• _WORK INSTRUCTIONS_: Output each line exactly as it appears, skipping any embedded picture.

◆ ◆ ◆

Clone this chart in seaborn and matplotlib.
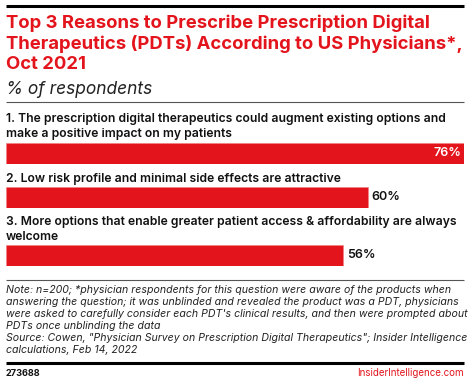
import matplotlib
matplotlib.use("Agg")
import matplotlib.pyplot as plt
import seaborn as sns
from matplotlib.lines import Line2D

# ---- data ----
categories = [
    "1. The prescription digital therapeutics could augment existing options and\nmake a positive impact on my patients",
    "2. Low risk profile and minimal side effects are attractive",
    "3. More options that enable greater patient access & affordability are always\nwelcome",
]
values = [76, 60, 56]
value_labels = ["76%", "60%", "56%"]

title = "Top 3 Reasons to Prescribe Prescription Digital\nTherapeutics (PDTs) According to US Physicians*,\nOct 2021"
subtitle = "% of respondents"
note = ("Note: n=200; *physician respondents for this question were aware of the products when\n"
        "answering the question; it was unblinded and revealed the product was a PDT, physicians\n"
        "were asked to carefully consider each PDT's clinical results, and then were prompted about\n"
        "PDTs once unblinding the data\n"
        "Source: Cowen, \"Physician Survey on Prescription Digital Therapeutics\"; Insider Intelligence\n"
        "calculations, Feb 14, 2022")
chart_id = "273688"
brand = "InsiderIntelligence.com"

RED = "#E3141C"
sns.set_theme(style="white")
plt.rcParams['font.family'] = ['Inter', 'DejaVu Sans']

W, H = 470, 383
fig = plt.figure(figsize=(W / 100, H / 100), dpi=100)

def fx(x):
    return x / W

def fy(y):
    return 1 - y / H

def hline(y, lw, color, x0=6, x1=464):
    fig.add_artist(Line2D([fx(x0), fx(x1)], [fy(y), fy(y)], lw=lw, color=color,
                          transform=fig.transFigure, solid_capstyle="butt"))

# rules
hline(6, 2.2, "black")
hline(102, 0.8, "#555555")
hline(280, 0.8, "#555555")
hline(363, 2.2, "black")

# title
fig.text(fx(6), fy(15), title, color=RED, fontsize=13.3, fontweight="bold",
         va="top", ha="left", linespacing=1.2)
fig.text(fx(6), fy(81), subtitle, color="#222222", fontsize=12.5, fontstyle="italic",
         va="top", ha="left")

# bars
label_tops = [113, 173, 216]
bar_spans = [(143, 164), (187, 208), (245, 266)]
for i, (cat, val, vl) in enumerate(zip(categories, values, value_labels)):
    fig.text(fx(6), fy(label_tops[i]), cat, color="#111111", fontsize=8.75,
             fontweight="semibold", va="top", ha="left", linespacing=1.28)
    y0, y1 = bar_spans[i]
    ax = fig.add_axes([fx(6), fy(y1), fx(464) - fx(6), (y1 - y0) / H])
    sns.barplot(x=[val], y=[cat], orient="h", color=RED, width=1.0, ax=ax,
                saturation=1, edgecolor="#f08080", linewidth=0.4)
    ax.set_xlim(0, 76)
    ax.set_ylim(0.5, -0.5)
    ax.axis("off")
    if i == 0:
        ax.text(val - 0.4, 0, vl, color="white", fontsize=9, fontweight="semibold",
                va="center", ha="right")
    else:
        ax.text(val + 0.6, 0, vl, color="#111111", fontsize=9, fontweight="semibold",
                va="center", ha="left")

# note
fig.text(fx(6), fy(285), note, color="#222222", fontsize=7.6, fontstyle="italic",
         va="top", ha="left", linespacing=1.24)

# footer
fig.text(fx(6), fy(376), chart_id, color="#111111", fontsize=6.6, fontweight="bold",
         va="baseline", ha="left")
fig.text(fx(464), fy(376), brand, color=RED, fontsize=7, va="baseline", ha="right")

fig.savefig("out.png", dpi=100, facecolor="white")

◆ ◆ ◆

• _COMPLETE ANSWER_:
Clone this chart in seaborn and matplotlib.
import matplotlib
matplotlib.use("Agg")
import matplotlib.pyplot as plt
import seaborn as sns
from matplotlib.lines import Line2D

# ---- data ----
categories = [
    "1. The prescription digital therapeutics could augment existing options and\nmake a positive impact on my patients",
    "2. Low risk profile and minimal side effects are attractive",
    "3. More options that enable greater patient access & affordability are always\nwelcome",
]
values = [76, 60, 56]
value_labels = ["76%", "60%", "56%"]

title = "Top 3 Reasons to Prescribe Prescription Digital\nTherapeutics (PDTs) According to US Physicians*,\nOct 2021"
subtitle = "% of respondents"
note = ("Note: n=200; *physician respondents for this question were aware of the products when\n"
        "answering the question; it was unblinded and revealed the product was a PDT, physicians\n"
        "were asked to carefully consider each PDT's clinical results, and then were prompted about\n"
        "PDTs once unblinding the data\n"
        "Source: Cowen, \"Physician Survey on Prescription Digital Therapeutics\"; Insider Intelligence\n"
        "calculations, Feb 14, 2022")
chart_id = "273688"
brand = "InsiderIntelligence.com"

RED = "#E3141C"
sns.set_theme(style="white")
plt.rcParams['font.family'] = ['Inter', 'DejaVu Sans']

W, H = 470, 383
fig = plt.figure(figsize=(W / 100, H / 100), dpi=100)

def fx(x):
    return x / W

def fy(y):
    return 1 - y / H

def hline(y, lw, color, x0=6, x1=464):
    fig.add_artist(Line2D([fx(x0), fx(x1)], [fy(y), fy(y)], lw=lw, color=color,
                          transform=fig.transFigure, solid_capstyle="butt"))

# rules
hline(6, 2.2, "black")
hline(102, 0.8, "#555555")
hline(280, 0.8, "#555555")
hline(363, 2.2, "black")

# title
fig.text(fx(6), fy(15), title, color=RED, fontsize=13.3, fontweight="bold",
         va="top", ha="left", linespacing=1.2)
fig.text(fx(6), fy(81), subtitle, color="#222222", fontsize=12.5, fontstyle="italic",
         va="top", ha="left")

# bars
label_tops = [113, 173, 216]
bar_spans = [(143, 164), (187, 208), (245, 266)]
for i, (cat, val, vl) in enumerate(zip(categories, values, value_labels)):
    fig.text(fx(6), fy(label_tops[i]), cat, color="#111111", fontsize=8.75,
             fontweight="semibold", va="top", ha="left", linespacing=1.28)
    y0, y1 = bar_spans[i]
    ax = fig.add_axes([fx(6), fy(y1), fx(464) - fx(6), (y1 - y0) / H])
    sns.barplot(x=[val], y=[cat], orient="h", color=RED, width=1.0, ax=ax,
                saturation=1, edgecolor="#f08080", linewidth=0.4)
    ax.set_xlim(0, 76)
    ax.set_ylim(0.5, -0.5)
    ax.axis("off")
    if i == 0:
        ax.text(val - 0.4, 0, vl, color="white", fontsize=9, fontweight="semibold",
                va="center", ha="right")
    else:
        ax.text(val + 0.6, 0, vl, color="#111111", fontsize=9, fontweight="semibold",
                va="center", ha="left")

# note
fig.text(fx(6), fy(285), note, color="#222222", fontsize=7.6, fontstyle="italic",
         va="top", ha="left", linespacing=1.24)

# footer
fig.text(fx(6), fy(376), chart_id, color="#111111", fontsize=6.6, fontweight="bold",
         va="baseline", ha="left")
fig.text(fx(464), fy(376), brand, color=RED, fontsize=7, va="baseline", ha="right")

fig.savefig("out.png", dpi=100, facecolor="white")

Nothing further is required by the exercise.